Date- June 10, 2023
Place- New Delhi, India
The upcoming week in commodity markets will be heavily influenced by central bank meetings and the release of US inflation data. With the June Federal Open Market Committee (FOMC) meeting on the horizon, current market expectations point towards a pause in policy tightening. Furthermore, concerning economic data from the US may restrict the scope for future tightening measures in the coming months.
This week, market sentiments received a boost from rising expectations of stimulus measures from China, coupled with growing bets of a pause in the Federal Reserve’s rate hike. As a result, the dollar, which had been holding steady above the 104 level, experienced a sharp decline. The unexpected surge in US jobless claims alleviated speculations of further monetary policy tightening.
Additionally, the US services sectors displayed minimal growth in May, with business activity and new orders slowing down. Moreover, a measure of prices paid by businesses for inputs plunged to a three-year low. On the other hand, the Euro climbed to a two-week high of 1.0785 due to expectations that the European Central Bank would raise rates by 25 basis points next week. Another 25 basis points increase in July is also anticipated, which would take rates to 3.75 percent.

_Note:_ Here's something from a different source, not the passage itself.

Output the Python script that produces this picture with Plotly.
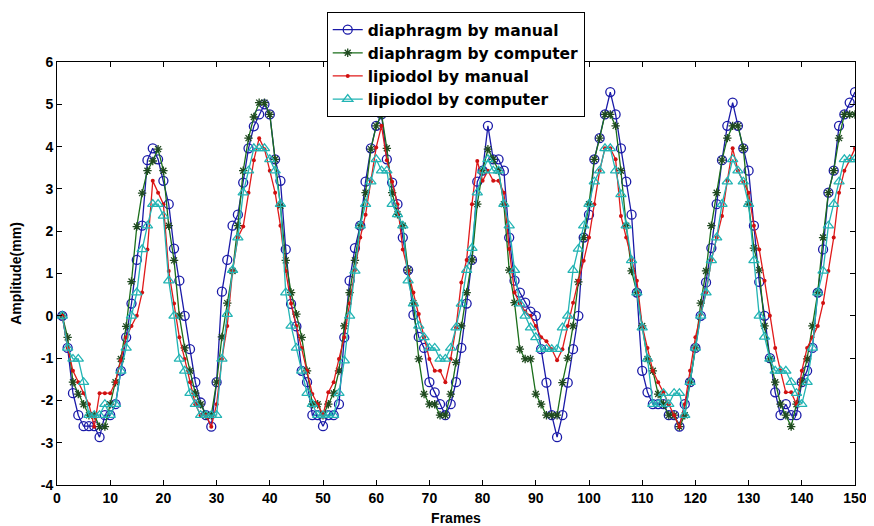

The week concluded with COMEX Gold recording gains of more than 5 percent. The belief that the Federal Reserve is approaching the end of its hiking cycle prompted a pullback in the dollar and US treasury yields, subsequently benefiting non-yielding bullion. Data from the People’s Bank of China (PBoC) revealed that China increased its gold holdings for the seventh consecutive month in May by approximately 16 tons, resulting in a total stockpile of about 2,092 tons. This underscores the strong demand for the precious metal from central banks worldwide.
Gold and silver prices faced pressure earlier in the week following surprise rate hikes by the Reserve Bank of Australia and the Bank of Canada. However, the decline in the greenback triggered a recovery in COMEX Silver, rising from $23.32 per troy ounce to above $24.5 per troy ounce. Similarly, COMEX Gold rebounded from a low of $1953.8 per troy ounce to $1980 per troy ounce.
Notably, silver exhibited an inverse Head and Shoulder bullish pattern in the price action, which could potentially drive prices beyond $25 per troy ounce. The reversal support of the pattern is located near $23.20 per troy ounce, and if breached, the pattern may be invalidated.
Crude oil prices remained relatively stable throughout the week, despite the surprise announcement of a 1 million barrel per day supply cut by Saudi Arabia. This cut was countered by concerns over demand, along with reports from Middle Eastern media suggesting progress in nuclear talks between the US and Iran. Such developments added to concerns of potential increased supply.
Base metals experienced some relief as softer inflation and disappointing trade figures emerged from China, indicating a further slowdown in the world’s second-largest economy in May. Consequently, hopes were sparked that the People’s Bank of China might need to reduce interest rates in order to support a sustainable economic recovery. In terms of price action, copper moved out of a falling trend line, indicating further bullishness in price. As for NYMEX Crude oil, it is expected to trade within the range of $74 to $67 per barrel. A sustained break on either side of this range may provide a clearer direction for the price.
Looking ahead, the market has already priced in a pause for the upcoming June FOMC meeting. Additionally, deteriorating economic data from the US may restrict the potential for policy tightening in the near future. Furthermore, the prospects of additional rate hikes by the European Central
Bank and the Bank of England may exert downward pressure on the dollar.
However, it should be noted that a recovery in the greenback cannot be completely ruled out, especially if the US Consumer Price Index (CPI) and retail sales data show an unexpected upside. Such a scenario may increase the likelihood of rate hikes in subsequent FOMC meetings. The industry will be cautiously awaiting crucial economic indicators from China, as any deterioration in activity during May would only amplify calls for further support to aid economic recovery.